Middle East (Saudi Aramco): Arab Formation carbonates in Saudi Arabia are mixed-wet to oil-wet in the oil column and water-wet below the oil-water contact, with the wettability transition zone coinciding with the transition zone in capillary pressure — a correlation that Saudi Aramco reservoir engineers use to calibrate wettability-dependent relative permeability models for Arab D and Arab C reservoir simulation. Aramco's research center (EXPEC ARC) has published research on low-salinity waterflooding and surfactant-enhanced wettability alteration for Arab Formation carbonates, with pilot tests in Ghawar field demonstrating wettability alteration EOR potential in the world's largest oil field. Diluted seawater injection programs in Aramco fields are partly designed to exploit wettability change as a mechanism complementary to pressure maintenance.
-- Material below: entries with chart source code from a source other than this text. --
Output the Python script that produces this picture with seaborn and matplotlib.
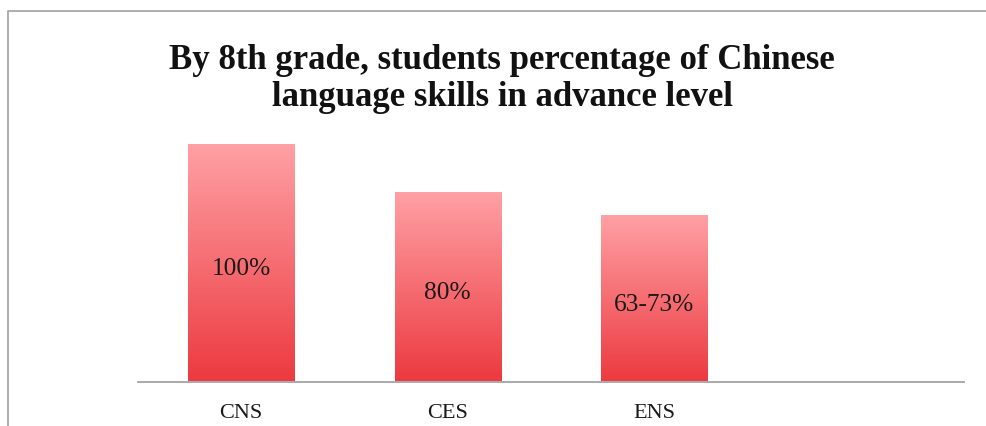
import numpy as np
import pandas as pd
import matplotlib
matplotlib.use("Agg")
import matplotlib.pyplot as plt
from matplotlib.lines import Line2D
import seaborn as sns

# Chart data
categories = ["CNS", "CES", "ENS"]
values = [100, 80, 70]
value_labels = ["100%", "80%", "63-73%"]
title = "By 8th grade, students percentage of Chinese\nlanguage skills in advance level"

sns.set_theme(style="white")
plt.rcParams["font.family"] = ["Liberation Serif", "DejaVu Serif"]

W, H = 987, 426
fig = plt.figure(figsize=(W / 100, H / 100), dpi=100)
fig.patch.set_facecolor("white")

# axes placed in pixel terms: baseline at y=381.5, 100% at y=144.3
ax = fig.add_axes([138 / W, 1 - 381.5 / H, 826 / W, (381.5 - 144.3) / H])

df = pd.DataFrame({"school": categories, "pct": values})
sns.barplot(data=df, x="school", y="pct", order=categories, color="#f06066",
            width=0.514, ax=ax, errorbar=None)

# vertical red gradient fill, light at the top and deeper at the base
top = np.array([255, 161, 165]) / 255
bot = np.array([236, 58, 64]) / 255
t = np.linspace(0, 1, 256)[:, None]
grad = (top * (1 - t) + bot * t)[:, None, :]

for patch in ax.patches:
    x0 = patch.get_x()
    w = patch.get_width()
    h = patch.get_height()
    patch.set_facecolor("none")
    patch.set_edgecolor("none")
    im = ax.imshow(grad, extent=(x0, x0 + w, 0, h), aspect="auto",
                   origin="upper", zorder=2, interpolation="bilinear")
    im.set_clip_path(patch)

# room for a fourth, empty category slot on the right
ax.set_xlim(-0.5, 3.5)
ax.set_ylim(0, 100)

# value labels in the middle of each bar
for i, (v, lab) in enumerate(zip(values, value_labels)):
    ax.text(i, v / 2 - 2.6, lab, ha="center", va="center", fontsize=18.3,
            color="#1a1a1a", zorder=3)

for side in ["top", "right", "left"]:
    ax.spines[side].set_visible(False)
ax.spines["bottom"].set_color("#a3a3a3")
ax.spines["bottom"].set_linewidth(1.3)
ax.set_yticks([])
ax.set_xlabel("")
ax.set_ylabel("")
ax.tick_params(axis="x", length=0, pad=16.5, labelsize=16, labelcolor="#1a1a1a")
ax.set_facecolor("none")

fig.text(502 / W, 1 - 105.5 / H, title, ha="center", va="baseline",
         fontsize=25, fontweight="bold", color="#111111",
         multialignment="center", linespacing=1.15)

# chart frame: left and top edges
frame = Line2D([8 / W, 8 / W, 1.0], [0.0, 1 - 10.7 / H, 1 - 10.7 / H],
               transform=fig.transFigure, color="#a0a0a0", lw=1.2)
fig.add_artist(frame)

fig.savefig("out.png", dpi=100, facecolor="white")
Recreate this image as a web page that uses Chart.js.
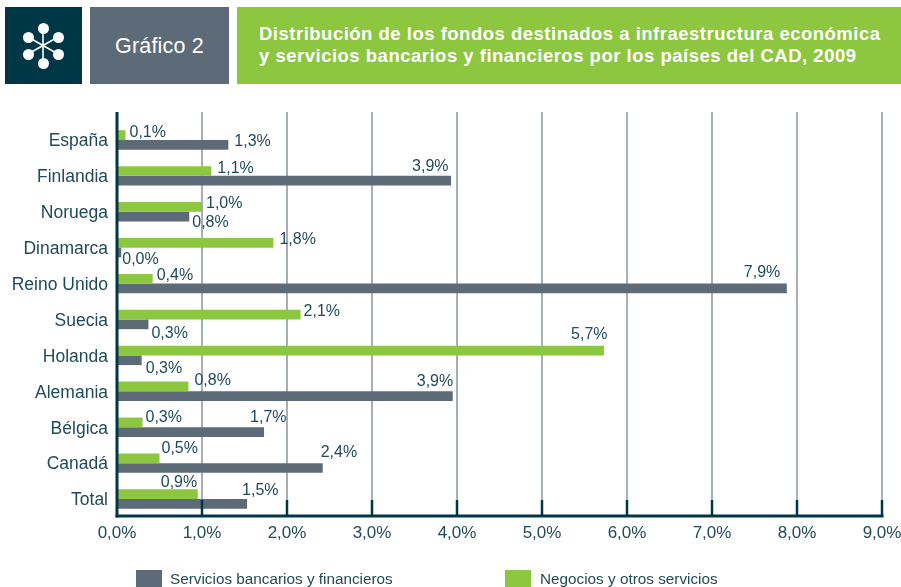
<!DOCTYPE html>
<html lang="es"><head><meta charset="utf-8">
<script src="https://cdn.jsdelivr.net/npm/chart.js@4"></script>
<style>
html,body{margin:0;padding:0;background:#fff;width:901px;height:587px;overflow:hidden;font-family:"Liberation Sans",sans-serif}
.abs{position:absolute}
#chartBox{left:0;top:0;width:901px;height:587px}
#icon{left:5px;top:7px;width:77px;height:77px;background:#003746}
#badge{left:90px;top:7px;width:139px;height:77px;background:#5d6b78;color:#fff;font-size:21.5px;line-height:78px;padding-left:25px;box-sizing:border-box;letter-spacing:.2px}
#titleBox{left:237px;top:7px;width:664px;height:77px;background:#8dc63f;color:#fff;font-weight:700;font-size:18.5px;line-height:22px;box-sizing:border-box;padding:16px 0 0 22px;letter-spacing:.5px;white-space:nowrap}
.lg{top:569px;height:18px;font-size:15.3px;line-height:20px;color:#1f4a59;white-space:nowrap}
.sw{top:570px;width:26px;height:17px}
</style></head><body>
<div class="abs" id="chartBox"><canvas id="c" width="901" height="587"></canvas></div>
<div class="abs" id="icon"><svg width="77" height="77" viewBox="0 0 77 77">
<g stroke="#fff" stroke-width="1.6"><line x1="38" y1="21" x2="38" y2="56"/><line x1="23" y1="30" x2="53" y2="47"/><line x1="53" y1="30" x2="23" y2="47"/></g>
<g fill="#fff"><circle cx="38.5" cy="21.5" r="5.5"/><circle cx="53.5" cy="30.5" r="5.5"/><circle cx="53.5" cy="47.5" r="5.5"/><circle cx="38.5" cy="56.5" r="5.5"/><circle cx="23.5" cy="47.5" r="5.5"/><circle cx="23.5" cy="30.5" r="5.5"/></g>
</svg></div>
<div class="abs" id="badge">Gráfico 2</div>
<div class="abs" id="titleBox">Distribución de los fondos destinados a infraestructura económica<br>y servicios bancarios y financieros por los países del CAD, 2009</div>
<div class="abs sw" style="left:136px;background:#5d6b78"></div>
<div class="abs lg" style="left:170px">Servicios bancarios y financieros</div>
<div class="abs sw" style="left:505px;background:#8dc63f"></div>
<div class="abs lg" style="left:540px">Negocios y otros servicios</div>
<script>
const categories = ["España","Finlandia","Noruega","Dinamarca","Reino Unido","Suecia","Holanda","Alemania","Bélgica","Canadá","Total"];
const negociosValues = [0.1,1.11,1.0,1.84,0.42,2.16,5.73,0.84,0.3,0.5,0.95];
const serviciosValues = [1.31,3.93,0.85,0.05,7.88,0.37,0.29,3.95,1.73,2.42,1.53];
const negociosLabels = ["0,1%","1,1%","1,0%","1,8%","0,4%","2,1%","5,7%","0,8%","0,3%","0,5%","0,9%"];
const serviciosLabels = ["1,3%","3,9%","0,8%","0,0%","7,9%","0,3%","0,3%","3,9%","1,7%","2,4%","1,5%"];
const xTicks = ["0,0%","1,0%","2,0%","3,0%","4,0%","5,0%","6,0%","7,0%","8,0%","9,0%"];
const negociosName = "Negocios y otros servicios";
const serviciosName = "Servicios bancarios y financieros";

// label nudges relative to each bar tip, as in the source layout
const negociosDx = [4,6,4,6,4,3,-33,6,3,2,-37];
const negociosDy = [-2.5,-2.5,-3.5,-3.5,-3.5,-3.5,-15.5,-5.5,-4.5,-9.5,-11.5];
const serviciosDx = [6,-39,3,1,-43,3,4,-36,-14,-2,-5];
const serviciosDy = [-3,-14,6,7,-16,9,8,-15,-14,-15,-13];

const DARK = "#003746", GRID = "#a6aeb6", TEXT = "#1f4a59", FONT = '"Liberation Sans", sans-serif';

const frame = {
  id: "frame",
  beforeDatasetsDraw(chart) {
    const {ctx, chartArea: a, scales: {x}} = chart;
    ctx.save();
    ctx.lineWidth = 2;
    x.ticks.forEach(t => {
      const p = x.getPixelForValue(t.value);
      if (t.value > 0) {
        ctx.strokeStyle = GRID;
        ctx.beginPath(); ctx.moveTo(p, 112); ctx.lineTo(p, a.top); ctx.stroke();
      }
    });
    ctx.restore();
  },
  afterDatasetsDraw(chart) {
    const {ctx, chartArea: a, scales: {x}} = chart;
    ctx.save();
    ctx.strokeStyle = DARK;
    ctx.lineWidth = 2.5;
    x.ticks.forEach(t => {
      const p = x.getPixelForValue(t.value);
      if (t.value > 0) { ctx.beginPath(); ctx.moveTo(p, 500); ctx.lineTo(p, a.bottom); ctx.stroke(); }
    });
    ctx.lineWidth = 3;
    const x0 = x.getPixelForValue(0);
    ctx.beginPath(); ctx.moveTo(x0, 112); ctx.lineTo(x0, 517.5); ctx.stroke();
    ctx.beginPath(); ctx.moveTo(x0 - 1.5, 516); ctx.lineTo(x.getPixelForValue(9) + 1.5, 516); ctx.stroke();
    ctx.fillStyle = TEXT;
    ctx.font = "16px " + FONT;
    ctx.textAlign = "left";
    ctx.textBaseline = "middle";
    const sets = [[negociosLabels, negociosDx, negociosDy], [serviciosLabels, serviciosDx, serviciosDy]];
    sets.forEach(([labels, dx, dy], d) => {
      chart.getDatasetMeta(d).data.forEach((bar, i) => {
        ctx.fillText(labels[i], bar.x + dx[i], bar.y + dy[i]);
      });
    });
    ctx.restore();
  }
};

new Chart(document.getElementById("c"), {
  type: "bar",
  data: {
    labels: categories,
    datasets: [
      {label: negociosName, data: negociosValues, backgroundColor: "#8dc63f"},
      {label: serviciosName, data: serviciosValues, backgroundColor: "#5d6b78"}
    ]
  },
  options: {
    indexAxis: "y",
    responsive: false,
    animation: false,
    layout: {padding: {left: 0, right: 19, top: 122, bottom: 20}},
    datasets: {bar: {categoryPercentage: 0.54, barPercentage: 1}},
    plugins: {legend: {display: false}, title: {display: false}, tooltip: {enabled: false}},
    scales: {
      x: {
        min: 0, max: 9,
        afterFit: s => { s.height = 50; s.paddingLeft = 0; s.paddingRight = 0; },
        grid: {color: GRID, lineWidth: 2, drawTicks: false},
        border: {display: false},
        ticks: {
          stepSize: 1, color: TEXT, padding: 6, maxRotation: 0, autoSkip: false,
          font: {family: FONT, size: 17},
          callback: (v, i) => xTicks[i]
        }
      },
      y: {
        afterFit: s => { s.width = 117; },
        grid: {display: false},
        border: {display: false},
        ticks: {color: TEXT, padding: 1, labelOffset: 1.5, font: {family: FONT, size: 17.5}}
      }
    }
  },
  plugins: [frame]
});
</script>
</body></html>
Wettability change is also called wettability alteration, wettability modification, or wettability shift in different EOR and core analysis contexts. Related terms include wettability, relative permeability, capillary pressure, residual oil saturation, low-salinity waterflooding, Amott index, asphaltene, and enhanced oil recovery (EOR). The contact angle (measured through the water phase) is the fundamental pore-scale measurement of wettability: less than 90 degrees indicates water-wet, greater than 90 degrees indicates oil-wet, and intermediate angles describe mixed-wet conditions — though core-scale Amott and USBM indices are more practically meaningful for reservoir flow calculations than individual contact angle measurements.